This invention relates to the processing of brine shrimp eggs to recover nutritional values.
The brine shrimp (Artemia sp.) has been the subject of extensive academic studies over at least the past 50 years. An entire wealth of academic literature is available that describes both the nutritional composition and benefits of Artemia, and the use of Artemia as a tropical fish food and as a larval feed in aquaculture. Additional extensive material has been published covering the biometric and chemical composition and functional aspects of Artemia.
It is important to note that Artemia can either produce live young or deposit encapsulated embryos (commonly called brine shrimp eggs or cysts). The direction toward live bearing or egg laying is dependent upon a number of physiological and genetic conditions in the brine shrimp as well as the brine shrimp's habitat. When the brine shrimp does Produce cysts, many are genetically coded and replete with the necessary enzymes and chemicals to identify and assist in the hatching process. Then, when the environmental conditions meet the hatching criteria, or when such conditions are induced artificially through controlled rehydration, these brine shrimp cysts will hatch and produce brine shrimp nauplii.
Despite the wealth of literature and academic study, there is still no definitive answer that addresses all of the points with respect to breaking dormancy and quiescence for the encapsulated brine shrimp embryo and triggering the hatching process. As a partial consequence of this lack of full scientific knowledge, it is well known and supported by empirical data that many brine shrimp cysts will not hatch under any conditions. In the past the nutritional value of such brine shrimp has remained untapped because there was no reasonable use for unhatchable cysts.
While techniques are well known for decapsulating such cysts, i.e., removing, by chemical action, the hard outer shell that encases the embryo (see U.S. Pat. No. 4,163,064), such decapsulation is often not cost effective and has still not yielded a viable embryo that can be used as a stand alone food. The standard decapsulation process, through its use of oxidizing and neutralizing agents, is also impractical to practice on a large scale due to the potential pollution caused by the chemicals incorporated in the process and the environmental concerns that are raised for the disposal of such chemicals. In fact, even if practiced, such deshelled brine shrimp eggs still have all of the drawbacks of the original brine shrimp cysts; and for utilization as a live food, they must still be hatched and fed as living nauplii to target species.
Further, there are some substantial differences in the nutritional (biochemical) value and composition between: (a) the encapsulated brine shrimp cyst; (b) the newly hatched nauplii that result when the brine shrimp cysts' diapause/quiescence is broken and metabolism has begun; and, (c) a fully grown adult brine shrimp. In the past there has been no method for tapping into the differing nutritional value of the encapsulated cysts, short of going through the hatching process, which, as noted, changes the nutritional composition of the animal.

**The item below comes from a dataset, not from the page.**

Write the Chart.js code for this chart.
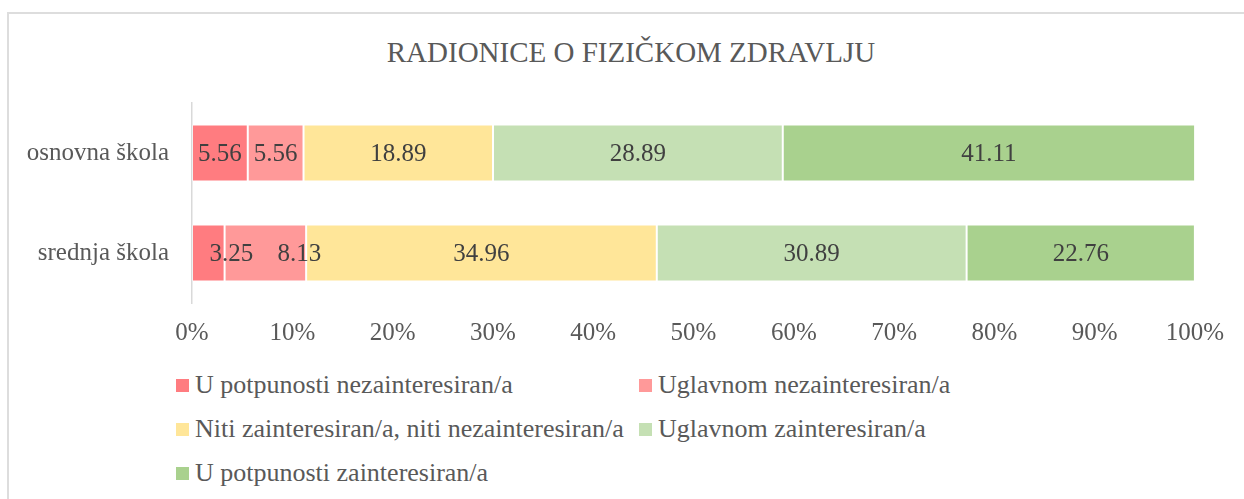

It has been recognized in the past few years that certain target species require additional nutritional elements that are deficient in natural brine shrimp. While products have been developed as a supplement to brine shrimp to make up for such known nutritional deficiencies, no product is yet available that combines these additional nutrients with the brine shrimp itself.
Finally, there is the constraint of feeding size that must be considered. Even a tiny, newly hatched brine shrimp nauplii (approximately 460 microns in length) is still too large to be taken as food by the young of target species for a period of anywhere from 4-7 days into their life cycle. As aquaculture has developed as a viable industry around the world, a number of alternatives to feeding live, newly hatched brine shrimp nauplii derived from hatching encapsulated cysts, has resulted in a variety of feeds used in the early life stages of target creatures. Such feeds have typically involved various algae or algae substitutes.
It is an objective of this invention to provide a bring shrimp product as a feed in a much smaller micron size, e.g nominally 5-50 microns, than normally available, thereby Providing the opportunity for an early regimen feeding for target species, which is composed solely or primarily of Artemia.
It is a further objective to rehydrate and rupture Artemia cysts which remain in a state of diapause or are otherwise non-hatchable.
It is an additional objective of the invention to create a hitherto unavailable nutritional and food balance than obtainable by hatching Artemia cysts.
It is also an objective of this invention to provide a mechanical process, devoid of chemical treatment, for extracting nutritional values from unhatchable cysts for which dormancy and quiescence cannot be artificially hatched or broken.